:: INFORMATION SUPPLIED ::
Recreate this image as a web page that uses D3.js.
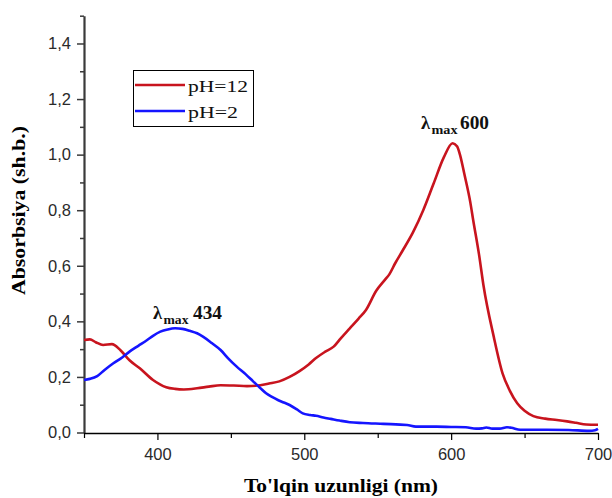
<!DOCTYPE html>
<html>
<head>
<meta charset="utf-8">
<script src="https://cdn.jsdelivr.net/npm/d3@7"></script>
<style>
  html, body { margin: 0; padding: 0; background: #fff; }
  svg { display: block; }
</style>
</head>
<body>
<svg id="chart" width="612" height="498"></svg>
<script>
// ---- Data ----
const seriesNames = ["pH=12", "pH=2"];
const seriesColors = ["#c8141e", "#1515ff"];

const redWavelength = [350,354,358,363,369,375,381,388,397,406,412,418,427,435,443,452,461,470,476,483,490,497,503,508,514,520,525,531,537,542,549,555,558,562,567,574,581,588,595,601,604,606,609,613,615,619,622,629,635,640,645,650,656,664,672,679,685,692,700];
const redAbs = [0.333,0.335,0.325,0.315,0.318,0.295,0.26,0.231,0.189,0.163,0.157,0.155,0.159,0.165,0.170,0.169,0.167,0.170,0.176,0.184,0.200,0.222,0.245,0.268,0.290,0.309,0.34,0.375,0.41,0.441,0.51,0.55,0.57,0.61,0.655,0.72,0.80,0.895,0.99,1.041,1.03,1.00,0.93,0.83,0.765,0.64,0.53,0.345,0.213,0.15,0.105,0.078,0.059,0.05,0.045,0.04,0.035,0.029,0.028];

const blueWavelength = [350,354,359,364,370,376,381,387,393,397,402,407,412,417,422,427,431,437,443,448,454,460,465,470,474,478,482,486,490,495,499,504,508,513,518,524,531,540,554,570,576,590,600,610,617,621,624,628,633,638,641,647,660,680,694,698,700];
const blueAbs = [0.189,0.193,0.203,0.225,0.249,0.27,0.291,0.312,0.333,0.348,0.363,0.371,0.375,0.373,0.366,0.357,0.345,0.322,0.297,0.268,0.237,0.21,0.185,0.16,0.141,0.128,0.117,0.108,0.099,0.083,0.069,0.063,0.060,0.054,0.049,0.043,0.037,0.034,0.031,0.027,0.021,0.021,0.020,0.019,0.014,0.015,0.018,0.014,0.014,0.019,0.017,0.010,0.010,0.009,0.006,0.008,0.013];

const xMajorTicks = [400, 500, 600, 700];
const xMinorTicks = [350, 450, 550, 650];
const yMajorTicks = [0, 0.2, 0.4, 0.6, 0.8, 1.0, 1.2, 1.4];
const yMinorTicks = [0.1, 0.3, 0.5, 0.7, 0.9, 1.1, 1.3, 1.5];

const annotationLabels = ["600", "434"];

// ---- Layout ----
const svg = d3.select("#chart");
const x = d3.scaleLinear().domain([350, 700]).range([84, 598]);
const y = d3.scaleLinear().domain([0, 1.5]).range([432.5, 15.7]);

const fmt = d => d.toFixed(1).replace(".", ",");

// Y axis
const yAxisG = svg.append("g").attr("transform", "translate(84,0)");
yAxisG.call(d3.axisLeft(y).tickValues(yMajorTicks).tickSize(7).tickSizeOuter(0).tickPadding(6).tickFormat(fmt));
yAxisG.call(g => g.select(".domain").attr("stroke", "#3a3a3a").attr("stroke-width", 2.2));
yAxisG.selectAll(".tick line").attr("stroke", "#3a3a3a").attr("stroke-width", 1.5);
yAxisG.selectAll(".tick text").attr("font-family", "'Liberation Sans', Arial, sans-serif")
  .attr("font-size", 16.5).attr("fill", "#2a2a2a");
const yMinorG = svg.append("g").attr("transform", "translate(84,0)");
yMinorG.call(d3.axisLeft(y).tickValues(yMinorTicks).tickSize(4).tickSizeOuter(0).tickFormat(""));
yMinorG.select(".domain").remove();
yMinorG.selectAll(".tick line").attr("stroke", "#3a3a3a").attr("stroke-width", 1.5);

// X axis
const xAxisG = svg.append("g").attr("transform", "translate(0,433)");
xAxisG.call(d3.axisBottom(x).tickValues(xMajorTicks).tickSize(7).tickSizeOuter(0).tickPadding(8).tickFormat(d3.format("d")));
xAxisG.select(".domain").attr("stroke", "#000").attr("stroke-width", 1.4);
xAxisG.selectAll(".tick line").attr("stroke", "#000").attr("stroke-width", 1.2);
xAxisG.selectAll(".tick text").attr("font-family", "'Liberation Sans', Arial, sans-serif")
  .attr("font-size", 16.5).attr("fill", "#2a2a2a");
const xMinorG = svg.append("g").attr("transform", "translate(0,433)");
xMinorG.call(d3.axisBottom(x).tickValues(xMinorTicks).tickSize(5).tickSizeOuter(0).tickFormat(""));
xMinorG.select(".domain").remove();
xMinorG.selectAll(".tick line").attr("stroke", "#000").attr("stroke-width", 1.2);

// Curves
const line = d3.line().x(d => x(d[0])).y(d => y(d[1])).curve(d3.curveMonotoneX);
const redData = d3.zip(redWavelength, redAbs);
const blueData = d3.zip(blueWavelength, blueAbs);
[redData, blueData].forEach((data, i) => {
  svg.append("path").datum(data).attr("d", line)
    .attr("fill", "none").attr("stroke", seriesColors[i]).attr("stroke-width", 2.6)
    .attr("stroke-linejoin", "round");
});

// Axis titles
svg.append("text")
  .attr("x", 341).attr("y", 492).attr("text-anchor", "middle")
  .attr("font-family", "'Liberation Serif', 'Times New Roman', serif")
  .attr("font-weight", "bold").attr("font-size", 18)
  .attr("textLength", 194).attr("lengthAdjust", "spacingAndGlyphs")
  .text("To'lqin uzunligi (nm)");

svg.append("text")
  .attr("transform", "translate(25,210.5) rotate(-90)")
  .attr("text-anchor", "middle")
  .attr("font-family", "'Liberation Serif', 'Times New Roman', serif")
  .attr("font-weight", "bold").attr("font-size", 18)
  .attr("textLength", 169).attr("lengthAdjust", "spacingAndGlyphs")
  .text("Absorbsiya (sh.b.)");

// Legend
const legend = svg.append("g");
legend.append("rect").attr("x", 133.5).attr("y", 70.5).attr("width", 120).attr("height", 56)
  .attr("fill", "#fff").attr("stroke", "#000").attr("stroke-width", 1);
const legendRows = [85, 111];
seriesNames.forEach((name, i) => {
  legend.append("line").attr("x1", 135).attr("x2", 185)
    .attr("y1", legendRows[i]).attr("y2", legendRows[i])
    .attr("stroke", seriesColors[i]).attr("stroke-width", 2.6);
  legend.append("text").attr("x", 188).attr("y", legendRows[i] + 6.5)
    .attr("font-family", "'Liberation Serif', 'Times New Roman', serif")
    .attr("font-size", 17.5).attr("fill", "#111")
    .attr("textLength", i === 0 ? 60 : 50).attr("lengthAdjust", "spacingAndGlyphs")
    .text(name);
});

// Peak annotations (lambda, subscript "max", value)
const annPos = [
  { lx: 421, mx: 431.5, mw: 26, vx: 460, vw: 29, base: 128.5 },
  { lx: 153, mx: 163.5, mw: 25, vx: 193, vw: 29, base: 318.5 }
];
const serifBold = t => t.attr("font-family", "'Liberation Serif', 'Times New Roman', serif")
  .attr("font-weight", "bold").attr("fill", "#111");
annotationLabels.forEach((label, i) => {
  const p = annPos[i];
  serifBold(svg.append("text")).attr("x", p.lx).attr("y", p.base).attr("font-size", 18.5).text("λ");
  serifBold(svg.append("text")).attr("x", p.mx).attr("y", p.base + 5.5).attr("font-size", 13)
    .attr("textLength", p.mw).attr("lengthAdjust", "spacingAndGlyphs").text("max");
  serifBold(svg.append("text")).attr("x", p.vx).attr("y", p.base).attr("font-size", 18)
    .attr("textLength", p.vw).attr("lengthAdjust", "spacingAndGlyphs").text(label);
});
</script>
</body>
</html>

:: WHAT YOU ARE ASKED TO DO ::
Keep the pictures out of the copy and return the rest of the data above exactly.

:: EXERCISE SOLUTION ::
Recreate this image as a web page that uses D3.js.
<!DOCTYPE html>
<html>
<head>
<meta charset="utf-8">
<script src="https://cdn.jsdelivr.net/npm/d3@7"></script>
<style>
  html, body { margin: 0; padding: 0; background: #fff; }
  svg { display: block; }
</style>
</head>
<body>
<svg id="chart" width="612" height="498"></svg>
<script>
// ---- Data ----
const seriesNames = ["pH=12", "pH=2"];
const seriesColors = ["#c8141e", "#1515ff"];

const redWavelength = [350,354,358,363,369,375,381,388,397,406,412,418,427,435,443,452,461,470,476,483,490,497,503,508,514,520,525,531,537,542,549,555,558,562,567,574,581,588,595,601,604,606,609,613,615,619,622,629,635,640,645,650,656,664,672,679,685,692,700];
const redAbs = [0.333,0.335,0.325,0.315,0.318,0.295,0.26,0.231,0.189,0.163,0.157,0.155,0.159,0.165,0.170,0.169,0.167,0.170,0.176,0.184,0.200,0.222,0.245,0.268,0.290,0.309,0.34,0.375,0.41,0.441,0.51,0.55,0.57,0.61,0.655,0.72,0.80,0.895,0.99,1.041,1.03,1.00,0.93,0.83,0.765,0.64,0.53,0.345,0.213,0.15,0.105,0.078,0.059,0.05,0.045,0.04,0.035,0.029,0.028];

const blueWavelength = [350,354,359,364,370,376,381,387,393,397,402,407,412,417,422,427,431,437,443,448,454,460,465,470,474,478,482,486,490,495,499,504,508,513,518,524,531,540,554,570,576,590,600,610,617,621,624,628,633,638,641,647,660,680,694,698,700];
const blueAbs = [0.189,0.193,0.203,0.225,0.249,0.27,0.291,0.312,0.333,0.348,0.363,0.371,0.375,0.373,0.366,0.357,0.345,0.322,0.297,0.268,0.237,0.21,0.185,0.16,0.141,0.128,0.117,0.108,0.099,0.083,0.069,0.063,0.060,0.054,0.049,0.043,0.037,0.034,0.031,0.027,0.021,0.021,0.020,0.019,0.014,0.015,0.018,0.014,0.014,0.019,0.017,0.010,0.010,0.009,0.006,0.008,0.013];

const xMajorTicks = [400, 500, 600, 700];
const xMinorTicks = [350, 450, 550, 650];
const yMajorTicks = [0, 0.2, 0.4, 0.6, 0.8, 1.0, 1.2, 1.4];
const yMinorTicks = [0.1, 0.3, 0.5, 0.7, 0.9, 1.1, 1.3, 1.5];

const annotationLabels = ["600", "434"];

// ---- Layout ----
const svg = d3.select("#chart");
const x = d3.scaleLinear().domain([350, 700]).range([84, 598]);
const y = d3.scaleLinear().domain([0, 1.5]).range([432.5, 15.7]);

const fmt = d => d.toFixed(1).replace(".", ",");

// Y axis
const yAxisG = svg.append("g").attr("transform", "translate(84,0)");
yAxisG.call(d3.axisLeft(y).tickValues(yMajorTicks).tickSize(7).tickSizeOuter(0).tickPadding(6).tickFormat(fmt));
yAxisG.call(g => g.select(".domain").attr("stroke", "#3a3a3a").attr("stroke-width", 2.2));
yAxisG.selectAll(".tick line").attr("stroke", "#3a3a3a").attr("stroke-width", 1.5);
yAxisG.selectAll(".tick text").attr("font-family", "'Liberation Sans', Arial, sans-serif")
  .attr("font-size", 16.5).attr("fill", "#2a2a2a");
const yMinorG = svg.append("g").attr("transform", "translate(84,0)");
yMinorG.call(d3.axisLeft(y).tickValues(yMinorTicks).tickSize(4).tickSizeOuter(0).tickFormat(""));
yMinorG.select(".domain").remove();
yMinorG.selectAll(".tick line").attr("stroke", "#3a3a3a").attr("stroke-width", 1.5);

// X axis
const xAxisG = svg.append("g").attr("transform", "translate(0,433)");
xAxisG.call(d3.axisBottom(x).tickValues(xMajorTicks).tickSize(7).tickSizeOuter(0).tickPadding(8).tickFormat(d3.format("d")));
xAxisG.select(".domain").attr("stroke", "#000").attr("stroke-width", 1.4);
xAxisG.selectAll(".tick line").attr("stroke", "#000").attr("stroke-width", 1.2);
xAxisG.selectAll(".tick text").attr("font-family", "'Liberation Sans', Arial, sans-serif")
  .attr("font-size", 16.5).attr("fill", "#2a2a2a");
const xMinorG = svg.append("g").attr("transform", "translate(0,433)");
xMinorG.call(d3.axisBottom(x).tickValues(xMinorTicks).tickSize(5).tickSizeOuter(0).tickFormat(""));
xMinorG.select(".domain").remove();
xMinorG.selectAll(".tick line").attr("stroke", "#000").attr("stroke-width", 1.2);

// Curves
const line = d3.line().x(d => x(d[0])).y(d => y(d[1])).curve(d3.curveMonotoneX);
const redData = d3.zip(redWavelength, redAbs);
const blueData = d3.zip(blueWavelength, blueAbs);
[redData, blueData].forEach((data, i) => {
  svg.append("path").datum(data).attr("d", line)
    .attr("fill", "none").attr("stroke", seriesColors[i]).attr("stroke-width", 2.6)
    .attr("stroke-linejoin", "round");
});

// Axis titles
svg.append("text")
  .attr("x", 341).attr("y", 492).attr("text-anchor", "middle")
  .attr("font-family", "'Liberation Serif', 'Times New Roman', serif")
  .attr("font-weight", "bold").attr("font-size", 18)
  .attr("textLength", 194).attr("lengthAdjust", "spacingAndGlyphs")
  .text("To'lqin uzunligi (nm)");

svg.append("text")
  .attr("transform", "translate(25,210.5) rotate(-90)")
  .attr("text-anchor", "middle")
  .attr("font-family", "'Liberation Serif', 'Times New Roman', serif")
  .attr("font-weight", "bold").attr("font-size", 18)
  .attr("textLength", 169).attr("lengthAdjust", "spacingAndGlyphs")
  .text("Absorbsiya (sh.b.)");

// Legend
const legend = svg.append("g");
legend.append("rect").attr("x", 133.5).attr("y", 70.5).attr("width", 120).attr("height", 56)
  .attr("fill", "#fff").attr("stroke", "#000").attr("stroke-width", 1);
const legendRows = [85, 111];
seriesNames.forEach((name, i) => {
  legend.append("line").attr("x1", 135).attr("x2", 185)
    .attr("y1", legendRows[i]).attr("y2", legendRows[i])
    .attr("stroke", seriesColors[i]).attr("stroke-width", 2.6);
  legend.append("text").attr("x", 188).attr("y", legendRows[i] + 6.5)
    .attr("font-family", "'Liberation Serif', 'Times New Roman', serif")
    .attr("font-size", 17.5).attr("fill", "#111")
    .attr("textLength", i === 0 ? 60 : 50).attr("lengthAdjust", "spacingAndGlyphs")
    .text(name);
});

// Peak annotations (lambda, subscript "max", value)
const annPos = [
  { lx: 421, mx: 431.5, mw: 26, vx: 460, vw: 29, base: 128.5 },
  { lx: 153, mx: 163.5, mw: 25, vx: 193, vw: 29, base: 318.5 }
];
const serifBold = t => t.attr("font-family", "'Liberation Serif', 'Times New Roman', serif")
  .attr("font-weight", "bold").attr("fill", "#111");
annotationLabels.forEach((label, i) => {
  const p = annPos[i];
  serifBold(svg.append("text")).attr("x", p.lx).attr("y", p.base).attr("font-size", 18.5).text("λ");
  serifBold(svg.append("text")).attr("x", p.mx).attr("y", p.base + 5.5).attr("font-size", 13)
    .attr("textLength", p.mw).attr("lengthAdjust", "spacingAndGlyphs").text("max");
  serifBold(svg.append("text")).attr("x", p.vx).attr("y", p.base).attr("font-size", 18)
    .attr("textLength", p.vw).attr("lengthAdjust", "spacingAndGlyphs").text(label);
});
</script>
</body>
</html>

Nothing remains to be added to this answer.